Avantage? Pas d’infomations à ce stade. Reste aussi à voir quels seront les critères pris en compte pour juger que le jeune se trouve bien dans la situation décrite.
1. Baisse des droits de donation mobilière
→Aujourd’hui
Lorsque vous désirez donner des valeurs mobilières (argent, titres financiers, œuvres d’art, etc.) via une donation enregistrée, vous payez des droits d’enregistrement dont le taux varie en fonction du lien que vous avez avec la personne gratifiée. Ainsi, en ligne directe (parents-enfants-petits-enfants), entre époux ou entre cohabitants légaux, le taux s’élève à 3,3%. Entre frères et sœurs, oncles et tantes, neveux et nièces, ce taux s’élève à 5,5%. Il grimpe à 7,7% dans tous les autres cas.
→ En 2018
Le taux de 7,7% disparaîtra. Il ne subsistera donc que le taux de 3,3% (catégorie inchangée) et le taux de 5,5% (catégorie qui englobe les donations entre frères, sœurs, oncles, tantes, neveux, nièces ET tous les autres liens entre donateur et donataire).
Les donations en Wallonie en ligne directe, entre époux ou cohabitants légaux restent un peu plus chères que dans les deux autres Régions (3,3% contre 3%). En revanche, les donations entre deux personnes au lien de parenté plus éloigné ou sans aucun lien de parenté deviennent plus intéressantes que dans les autres Régions (5,5% contre 7%).
Avantage?
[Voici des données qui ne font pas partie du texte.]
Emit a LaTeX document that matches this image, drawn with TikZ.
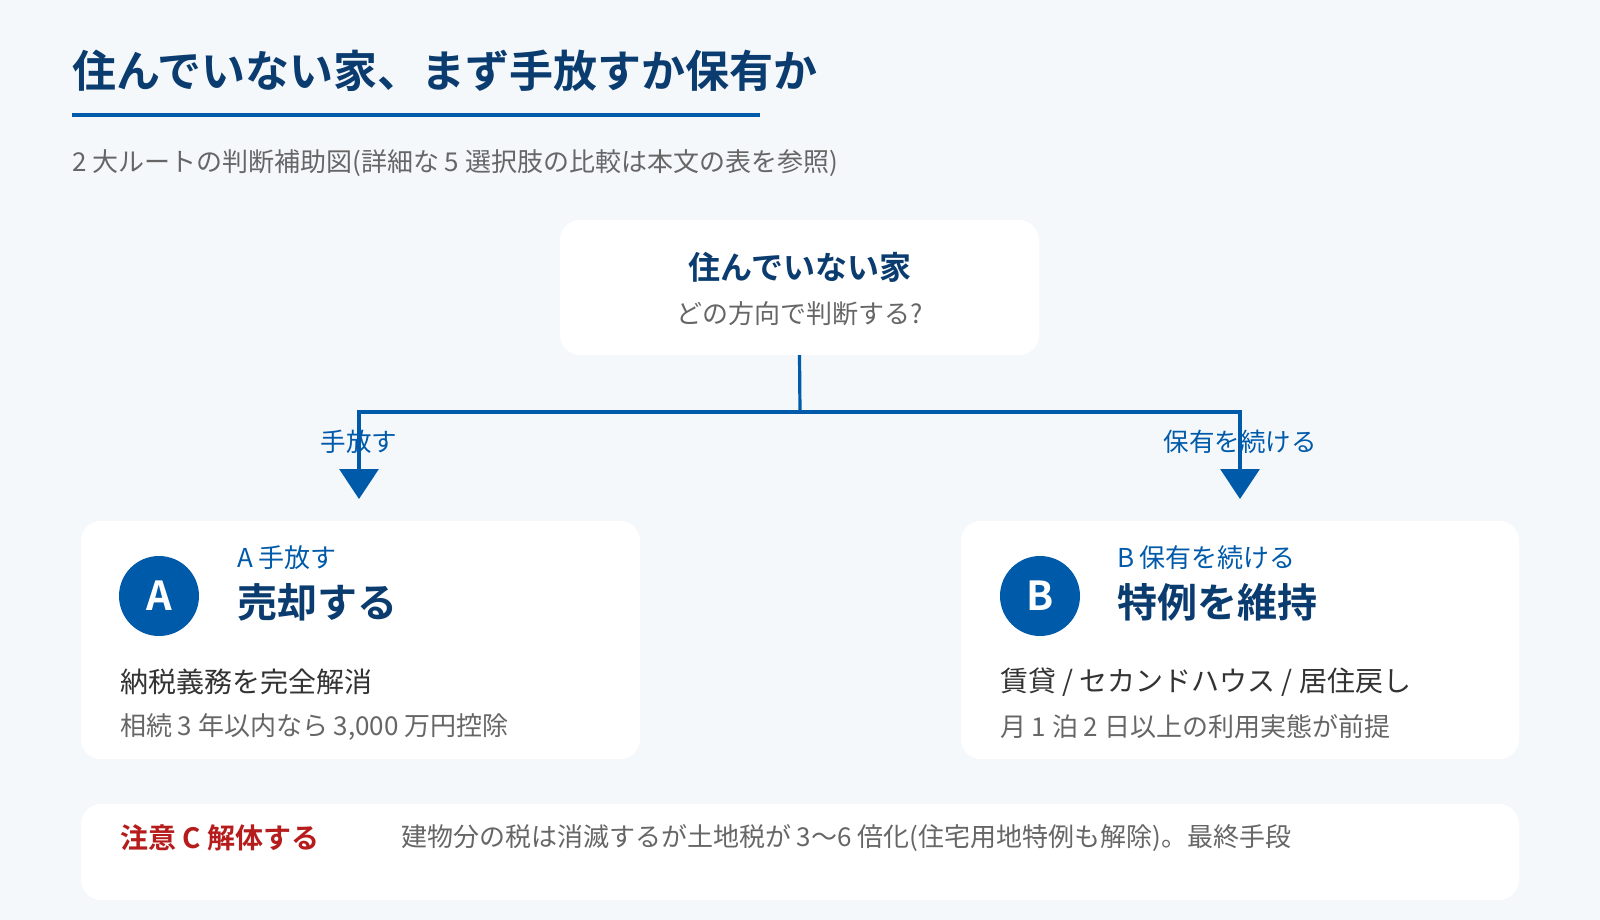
\documentclass[tikz,border=0pt]{standalone}
\usepackage{fontspec}
\setmainfont{Noto Sans CJK JP}[BoldFont={* Bold}]
\usetikzlibrary{arrows.meta}
\definecolor{bg}{HTML}{F5F8FB}
\definecolor{mainblue}{HTML}{005AAA}
\definecolor{navy}{HTML}{0B3C6F}
\definecolor{darktext}{HTML}{333333}
\definecolor{graytext}{HTML}{666666}
\definecolor{warnred}{HTML}{B71C1C}
\tikzset{
  card/.style={fill=white, draw=none, rounded corners=20pt, inner sep=0pt},
  txt/.style={inner sep=0pt, outer sep=0pt},
  fs/.style={font=\fontsize{#1}{#1}\selectfont},
  fsb/.style={font=\fontsize{#1}{#1}\selectfont\bfseries},
  conn/.style={draw=mainblue, line width=3.2pt},
  badge/.style={circle, fill=mainblue, minimum size=80pt, inner sep=0pt, text=white, font=\fontsize{40}{40}\selectfont\bfseries}
}
\begin{document}
\begin{tikzpicture}[x=1pt,y=-1pt]
\useasboundingbox (0,0) rectangle (1600,920);
\fill[bg] (0,0) rectangle (1600,920);

% title
\node[txt, anchor=west, text=navy, fsb=44] (title) at (72,71) {住んでいない家、まず手放すか保有か};
\draw[mainblue, line width=4pt] (72,115) -- (760,115);
\node[txt, anchor=west, text=graytext, fs=26] (subtitle) at (72,163) {2 大ルートの判断補助図(詳細な 5 選択肢の比較は本文の表を参照)};

% top card
\node[card, minimum width=479pt, minimum height=135pt] (top) at (799.5,287.5) {};
\node[txt, text=navy, fsb=32] (toptitle) at (800,267) {住んでいない家};
\node[txt, text=graytext, fs=26] (topsub) at (800,314) {どの方向で判断する?};

% branch labels (under lines)
\node[txt, text=mainblue, fs=25.5] (lblA) at (359,442) {手放す};
\node[txt, text=mainblue, fs=25.5] (lblB) at (1240,442) {保有を続ける};

% connectors
\coordinate (hub) at (800,412);
\coordinate (la) at (359,412);
\coordinate (ra) at (1240,412);
\coordinate (ta) at (359,499);
\coordinate (tb) at (1240,499);
\draw[conn] (top.south) -- (hub);
\draw[conn, line join=miter, {Triangle[width=39pt,length=30pt]}-{Triangle[width=39pt,length=30pt]}] (ta) -- (la) -- (ra) -- (tb);

% card A
\node[card, minimum width=559pt, minimum height=238pt] (cardA) at (360.5,640) {};
\node[badge] (badgeA) at (159,596) {A};
\node[txt, anchor=west, text=mainblue, fs=26] (kA) at (237,558) {A 手放す};
\node[txt, anchor=west, text=navy, fsb=40] (hA) at (237,602) {売却する};
\node[txt, anchor=west, text=darktext, fs=28] (mA) at (120,682) {納税義務を完全解消};
\node[txt, anchor=west, text=graytext, fs=26] (sA) at (120,727) {相続 3 年以内なら 3,000 万円控除};

% card B
\node[card, minimum width=558pt, minimum height=238pt] (cardB) at (1240,640) {};
\node[badge] (badgeB) at (1040,596) {B};
\node[txt, anchor=west, text=mainblue, fs=26] (kB) at (1117,558) {B 保有を続ける};
\node[txt, anchor=west, text=navy, fsb=40] (hB) at (1117,602) {特例を維持};
\node[txt, anchor=west, text=darktext, fs=28] (mB) at (1000,682) {賃貸 / セカンドハウス / 居住戻し};
\node[txt, anchor=west, text=graytext, fs=26] (sB) at (1000,727) {月 1 泊 2 日以上の利用実態が前提};

% card C
\node[card, minimum width=1438pt, minimum height=96pt] (cardC) at (800,852) {};
\node[txt, anchor=west, text=warnred, fsb=28] (hC) at (120,838) {注意 C 解体する};
\node[txt, anchor=west, text=graytext, fs=26] (dC) at (401,838) {建物分の税は消滅するが土地税が 3〜6 倍化(住宅用地特例も解除)。最終手段};
\end{tikzpicture}
\end{document}
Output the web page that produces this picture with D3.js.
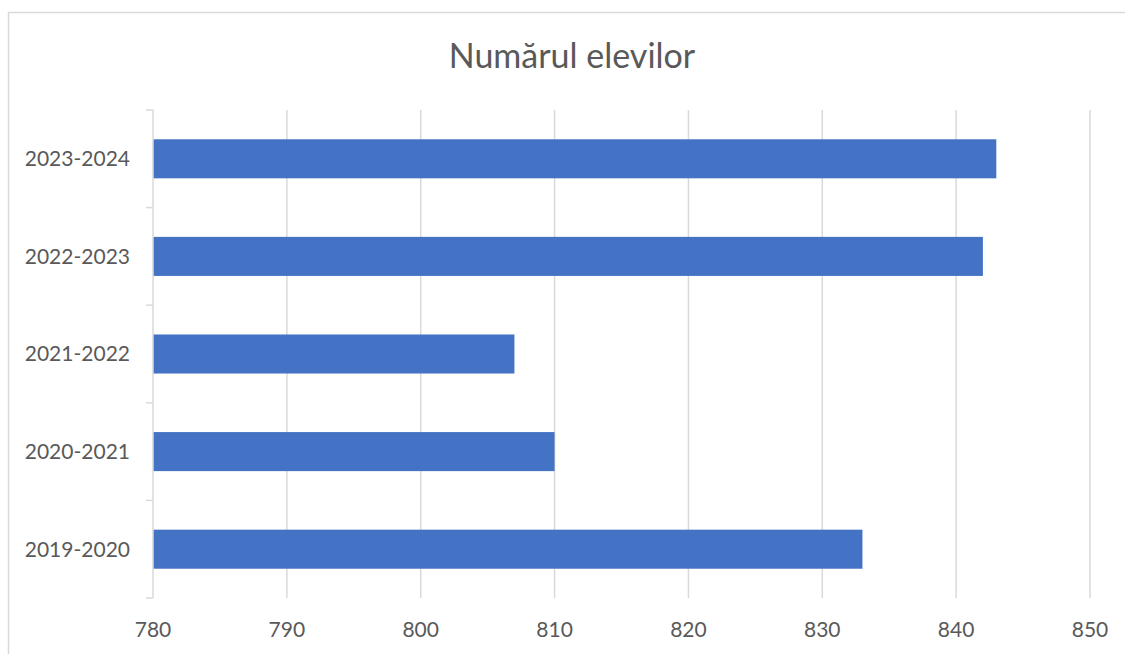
<!DOCTYPE html>
<html>
<head>
<meta charset="utf-8">
<script src="https://cdn.jsdelivr.net/npm/d3@7"></script>
<style>
  body { margin: 0; background: #fff; }
  text { font-family: Lato, "Open Sans", sans-serif; fill: #595959; }
</style>
</head>
<body>
<div class="canvas"></div>
<script>
const categories = ['2019-2020', '2020-2021', '2021-2022', '2022-2023', '2023-2024'];
const values = [833, 810, 807, 842, 843];
const xTicks = [780, 790, 800, 810, 820, 830, 840, 850];
const title = 'Numărul elevilor';

const data = categories.map((c, i) => ({ name: c, value: values[i] }));

const svg = d3.select('.canvas')
    .append('svg')
    .attr('width', 1125)
    .attr('height', 654);

// chart border
svg.append('rect')
    .attr('x', 8.5).attr('y', 12.5)
    .attr('width', 1130).attr('height', 660)
    .attr('fill', 'none')
    .attr('stroke', '#d9d9d9')
    .attr('stroke-width', 1.5);

svg.append('text')
    .attr('x', 572).attr('y', 68)
    .attr('text-anchor', 'middle')
    .style('font-size', '34px')
    .text(title);

const margin = { top: 110, left: 153 };
const graphWidth = 1090 - 153;
const graphHeight = 598 - 110;

const graph = svg.append('g')
    .attr('transform', `translate(${margin.left}, ${margin.top})`);

const x = d3.scaleLinear()
    .domain([780, 850])
    .range([0, graphWidth]);

const y = d3.scaleBand()
    .domain(categories.slice().reverse())
    .range([0, graphHeight])
    .paddingInner(0.6)
    .paddingOuter(0.3);

// gridlines
graph.selectAll('line.grid')
    .data(xTicks.slice(1))
    .enter()
    .append('line')
    .attr('class', 'grid')
    .attr('x1', d => x(d)).attr('x2', d => x(d))
    .attr('y1', 0).attr('y2', graphHeight)
    .attr('stroke', '#d9d9d9')
    .attr('stroke-width', 1.5);

graph.selectAll('rect.bar')
    .data(data)
    .enter()
    .append('rect')
    .attr('class', 'bar')
    .attr('x', x(780))
    .attr('y', d => y(d.name))
    .attr('width', d => x(d.value) - x(780))
    .attr('height', y.bandwidth())
    .attr('fill', '#4472c4');

// y axis line with ticks between categories
const bandStep = graphHeight / categories.length;
const yAxisGroup = graph.append('g');
yAxisGroup.append('line')
    .attr('x1', 0).attr('x2', 0)
    .attr('y1', 0).attr('y2', graphHeight)
    .attr('stroke', '#d9d9d9')
    .attr('stroke-width', 1.5);
yAxisGroup.selectAll('line.tick')
    .data(d3.range(categories.length + 1))
    .enter()
    .append('line')
    .attr('class', 'tick')
    .attr('x1', -7).attr('x2', 0)
    .attr('y1', i => i * bandStep).attr('y2', i => i * bandStep)
    .attr('stroke', '#d9d9d9')
    .attr('stroke-width', 1.5);

yAxisGroup.selectAll('text')
    .data(categories)
    .enter()
    .append('text')
    .attr('x', -23)
    .attr('y', d => y(d) + y.bandwidth() / 2)
    .attr('dy', '0.35em')
    .attr('text-anchor', 'end')
    .style('font-size', '21px')
    .text(d => d);

graph.append('g')
    .selectAll('text')
    .data(xTicks)
    .enter()
    .append('text')
    .attr('x', d => x(d))
    .attr('y', graphHeight + 39)
    .attr('text-anchor', 'middle')
    .style('font-size', '21px')
    .text(d => d);
</script>
</body>
</html>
Si vous souhaitez léguer 100.000 euros à un ami, vous paierez 5.500 euros de droits d’enregistrement contre 7.700 euros actuellement.
A noter que le gouvernement envisage aussi d’assouplir les règles et conditions pour les donations mobilières et immobilières.
2. Immunisation totale de l’habitation familiale lors d’une succession
→ Aujourd’hui
Si votre conjoint (époux ou cohabitant légal) décède, vous devez payer des droits de succession sur la partie du patrimoine du défunt qui vous revient. Mais votre habitation familiale est exemptée de droits de succession à hauteur de 160.000 euros. Cela signifie que vous ne paierez aucun droit de succession tant que la valeur totale de votre maison ne dépasse pas 320.000 euros (160.000 euros x 2) pour autant que l’immeuble appartienne aux deux conjoints et que la part du conjoint décédé ait été attribuée au conjoint survivant.
→ En 2018
Le plafond de 160.000 euros sauterait. La totalité de l’habitation familiale serait immunisée de droits de succession, comme c’est déjà le cas en Région bruxelloise et en Flandre. "Gardez toutefois à l’esprit que l’immunisation ne met pas fin à la progressivité. En conséquence, les droits de successions seront calculés sur l’ensemble du patrimoine en ce compris les biens ayant fait l’objet d’une immunisation ", rappelle le notaire Renaud Grégoire.
Avantage? Si votre maison vaut plus de 320.000 euros et qu’elle vous appartient à tous les deux, vous allez bénéficier de cette mesure. Par exemple, si votre maison vaut 500.000 euros, la part de votre conjoint défunt vaut 250.000 euros. Actuellement, vous payez des droits de succession sur 90.000 euros (250.000 euros – 160.000 euros), soit 9.750 euros. Un montant que vous ne devrez plus payer à partir de 2018.
→ Aujourd’hui
Si vous possédez une télévision, vous devez vous acquitter d’une taxe annuelle d’un montant de 100 euros. La redevance télévision ne doit être acquittée qu’une seule fois pas ménage, quel que soit le nombre d’appareils installés.
→ En 2018
La téléredevance disparaîtra.
"En matière de téléredevance, ce qui est dû est dû. Les procédures actuelles de recouvrement restent d’application."
Quid des arriérés de paiement? Si l’administration vous réclame des arriérés de paiement pour des téléredevances impayées, la suppression de la taxe ne va pas vous tirer de là. Comme l’explique Pierre-Laurent Fassin, porte-parole du ministre des Finances wallon Jean-Luc Crucke, "ce qui est dû est dû. Pour toutes les périodes antérieures à 2018, les procédures actuelles de recouvrement resteront d’application. La prescription pour l’établissement de la taxe est de 5 ans. Elle peut toutefois faire l’objet d’une interruption permettant d’assurer le recouvrement de la dette. L’important est de bien comprendre que l’on ne peut accepter que des redevables n’ayant jamais payé la taxe due soient favorisés par rapport à ceux qui ont ‘joué le jeu’ en payant régulièrement la taxe. Des contrôles pourront donc toujours se faire".